Manieren om motivatie te verhogen:
Modeleer interesse in leren
Zorg als docent dat het lokaal vrij van afleiding is
Interesse opwekken in leren
Misconcepties:
verkeerde of naïeve ideeën die mensen hebben over natuurkundige fenomenen, die tegenstrijdig zijn met wetenschappelijke inzichten. Kinderen hebben hier vaak last van. Vb: je zegt een kind dat het kan fietsen; kind neemt daarna aan dat het als een volwassene zou kunnen fietsen.
Conceptual change:
Het proces om te leren via accommodatie (Piaget). Hierbij ga je bestaande schema’s aanpassen.
Verrijking:
de leerling voegt informatie bij aan een reeds bestaande conceptuele structuur. Hierdoor verandert het mentale model alleen kwantitatief (assimilatie).
Revision:
de opslag van nieuwe kennis is alleen mogelijk als het bestaande model een verandering ondergaat door de vervanging van geldende vooronderstellingen door andere oftewel kwalitatieve verandering van het model (accommodatie).
Misconcepties over de vorm van de aarde
Naive framework theory:
concepten die men vormt over bepaalde voorwerpen.
Specifieke theorie:
er wordt een mentaal model gevormd dat de aarde rechthoekig is o.b.v. observatie en culturele informatie.
Initiële model:
kinderen denken dat de aarde een fysiek object is met fysieke eigenschappen.
Synthetisch model:
kinderen linken wetenschappelijke informatie aan hun voor aannames.
Wetenschappelijk model:
wetenschappelijke informatie wordt toegepast en begrijpen eindelijk hoe the naive framework theory werkt; er zijn geen misconcepties meer.
Welke misconcepties hebben mensen over kracht en beweging?
Naive impetus theory
Het in beweging brengen van een object geeft het object een interne kracht, waardoor het in beweging zal blijven.
Interne kracht zal afnemen, waardoor het object op den duur afremt en stopt.
Misconcepties en het onderwijs (oplossingsmodellen)
Creëren van cognitief conflict => Piaget (vb.

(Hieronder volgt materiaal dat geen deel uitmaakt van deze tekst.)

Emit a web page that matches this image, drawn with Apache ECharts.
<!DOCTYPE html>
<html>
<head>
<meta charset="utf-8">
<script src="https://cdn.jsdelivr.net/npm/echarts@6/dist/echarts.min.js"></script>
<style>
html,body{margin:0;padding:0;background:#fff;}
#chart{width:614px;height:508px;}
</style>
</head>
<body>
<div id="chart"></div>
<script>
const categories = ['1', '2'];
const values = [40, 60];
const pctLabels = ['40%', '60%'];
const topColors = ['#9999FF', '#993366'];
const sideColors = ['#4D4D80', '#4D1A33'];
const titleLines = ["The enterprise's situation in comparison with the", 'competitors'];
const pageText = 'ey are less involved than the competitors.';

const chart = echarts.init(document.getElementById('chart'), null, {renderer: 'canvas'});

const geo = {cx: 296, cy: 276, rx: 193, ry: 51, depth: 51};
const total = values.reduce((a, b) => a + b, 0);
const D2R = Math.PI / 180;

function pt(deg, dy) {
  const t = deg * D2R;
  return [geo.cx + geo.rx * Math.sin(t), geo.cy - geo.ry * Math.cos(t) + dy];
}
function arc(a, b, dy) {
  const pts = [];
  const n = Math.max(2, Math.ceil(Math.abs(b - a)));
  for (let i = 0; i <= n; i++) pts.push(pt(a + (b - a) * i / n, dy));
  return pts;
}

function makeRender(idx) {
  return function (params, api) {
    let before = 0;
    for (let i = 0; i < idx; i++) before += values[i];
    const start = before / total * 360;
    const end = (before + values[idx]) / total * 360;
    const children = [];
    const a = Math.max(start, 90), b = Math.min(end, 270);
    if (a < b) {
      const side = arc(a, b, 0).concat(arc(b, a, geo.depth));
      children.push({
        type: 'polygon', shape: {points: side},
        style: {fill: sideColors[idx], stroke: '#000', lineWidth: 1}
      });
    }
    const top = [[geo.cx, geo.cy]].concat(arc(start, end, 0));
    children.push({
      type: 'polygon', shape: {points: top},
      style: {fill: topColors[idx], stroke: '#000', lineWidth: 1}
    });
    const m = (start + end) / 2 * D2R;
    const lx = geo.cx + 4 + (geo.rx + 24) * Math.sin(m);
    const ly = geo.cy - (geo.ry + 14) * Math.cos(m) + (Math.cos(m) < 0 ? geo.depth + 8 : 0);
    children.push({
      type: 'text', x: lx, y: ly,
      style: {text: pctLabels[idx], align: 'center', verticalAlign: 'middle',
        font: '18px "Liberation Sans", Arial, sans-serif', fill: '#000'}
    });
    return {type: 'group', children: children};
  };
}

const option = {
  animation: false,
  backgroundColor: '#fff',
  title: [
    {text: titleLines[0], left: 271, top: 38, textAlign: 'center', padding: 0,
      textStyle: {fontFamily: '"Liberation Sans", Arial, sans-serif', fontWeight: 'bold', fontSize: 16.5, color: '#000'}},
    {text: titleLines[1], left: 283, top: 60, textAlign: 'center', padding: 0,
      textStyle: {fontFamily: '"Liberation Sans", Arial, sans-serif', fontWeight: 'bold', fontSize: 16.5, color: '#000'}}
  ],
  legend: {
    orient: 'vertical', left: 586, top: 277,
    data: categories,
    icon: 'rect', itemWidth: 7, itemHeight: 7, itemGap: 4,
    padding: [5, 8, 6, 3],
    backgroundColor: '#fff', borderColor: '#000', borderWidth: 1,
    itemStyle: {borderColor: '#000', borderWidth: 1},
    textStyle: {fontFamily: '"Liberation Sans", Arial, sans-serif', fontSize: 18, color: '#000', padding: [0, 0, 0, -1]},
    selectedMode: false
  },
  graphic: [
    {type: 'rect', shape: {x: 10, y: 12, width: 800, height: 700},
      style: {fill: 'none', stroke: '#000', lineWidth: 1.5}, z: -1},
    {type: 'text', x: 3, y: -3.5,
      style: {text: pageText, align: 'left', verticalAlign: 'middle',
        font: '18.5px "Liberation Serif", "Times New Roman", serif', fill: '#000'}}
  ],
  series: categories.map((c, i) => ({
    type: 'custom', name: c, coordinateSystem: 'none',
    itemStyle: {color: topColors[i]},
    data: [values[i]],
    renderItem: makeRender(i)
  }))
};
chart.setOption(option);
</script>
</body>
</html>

Twee dingen tegenover elkaar zetten waardoor er een discussie ontstaat; voorspellingen hebben etc.)
Het creëren van analogieën
Meerdere representaties (vb. Mindmaps maken. Hierbij heeft de student overzicht op de belangrijkste punten van de leerstof).
Aanleren van wetenschappelijke redeneren. (d.m.v. wetenschappelijk bewezen methoden iets verklaren; vb. tests of wetten: Wet van Newton).